As in previous presidential elections, the candidate’s national party operates its local campaign offices with cooperation from the state affiliate. The campaign to elect Mitt Romney has 22 official outposts in North Carolina. The campaign to re-elect President Obama has established more than 50 offices throughout the state.
The disparity is also evident locally. In Wake County, the Romney campaign operates from two separate Raleigh locations. The GOP recently opened another outlet in Apex, but broad swaths of the county don’t have a dedicated office.
The Obama campaign operates five offices scattered across Wake County from Fuquay-Varina to Knightdale.
As the campaigns shift from identifying likely voters to ensuring that they cast a ballot, that might seem like a glaring disadvantage for Romney. Not so, says McLennan. “You can’t read too much into the difference in the numbers,” McLennan says. “As for getting out the vote, it’s nothing as special, perhaps, as the strategies that the Obama campaign has developed. But they [Romney] have boots on the ground in most areas of the state.”
Rachel Adams, spokesperson for the coordinated Romney campaign NC Victory, did not respond to several requests by Indy Week to observe the campaign at work.

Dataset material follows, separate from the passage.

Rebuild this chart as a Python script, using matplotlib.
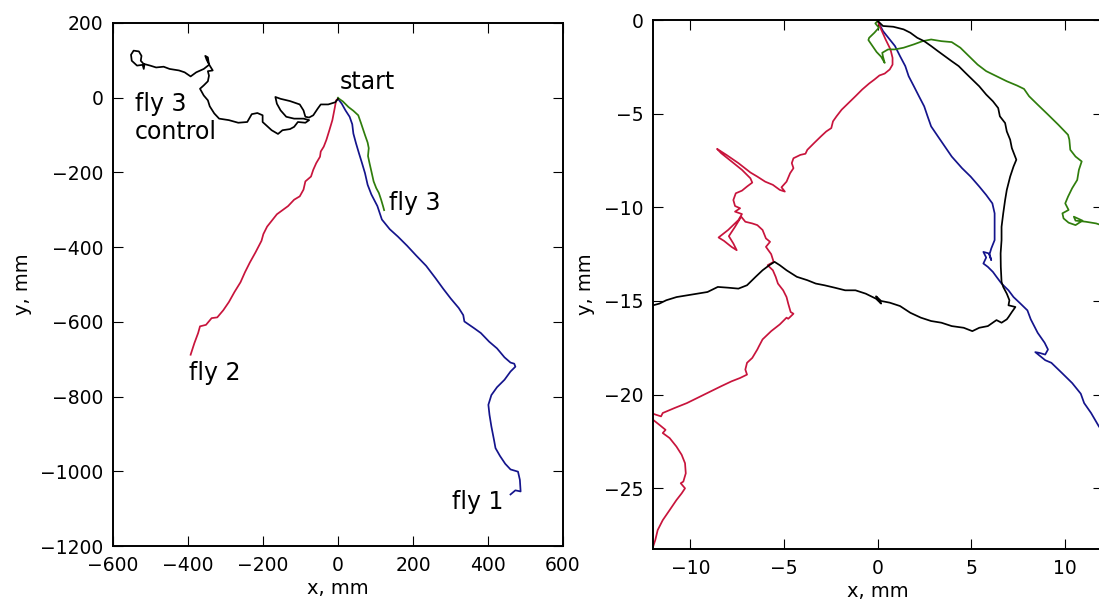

Republican volunteers from across the county are coordinating with Romney campaign staffers to knock on doors of likely voters and work phone banks, says Lockwood, the GOP spokesman. “We’re focusing on voter contact, whereas they’re focusing on brick and mortar,” he says. He declined, however, to offer details of the campaign’s strategy to increase voter turnout.
But the Republicans are working each day to turn out voters, says GOP strategist Dee Stewart. “In terms of volunteer calls, it’s my sense that the Romney campaign has a slight advantage,” he says. Paid staff and volunteers are “micro-targeting” groups of likely voters, adds McLennan.
Like the Democrats, Republicans are relying on party heavyweights to help gin up voter enthusiasm and turnout. Last Friday, Chris Christie, the Republican governor of New Jersey, stood before an eager crowd of twenty- and thirty-somethings at Tyler’s Tap Room in Raleigh at a rally for Pat McCory. The Republican slate of candidates has to prevail in North Carolina, Christie declared. “We have 11 days to be working to make it happen,” he said.
New polls from Public Policy Polling and Elon University put Obama and Romney in a statistical dead heat. But when daylight briefly appeared between the two last week, multiple media outlets reported that Romney was transferring campaign resources to Ohio, a swing state. The campaign has not indicated whether it will reverse course and bring them back to North Carolina.
“This is a real challenge for Romney since he has almost no path to victory without Ohio, but also almost no path to victory without North Carolina,” says McLennan.
North Carolina has 15 electoral votes, but New York Times elections blogger Nate Silver predicts that North Carolina has just a 0.5 percent chance of deciding the race’s outcome.
Whatever the case, the Romney campaign may not be able to relax yet. “A good GOTV push can be worth up to 2 percent,” says Sugg, “But no more than 2 percent.”
Still, some Republican observers are unfazed. Even with all the resources expended by the Democrats in 2008, Obama still just barely won the state, says GOP strategist Stewart. “If Republicans have expended less resources to win North Carolina, it’s because they have a lower bar to clear to win it.”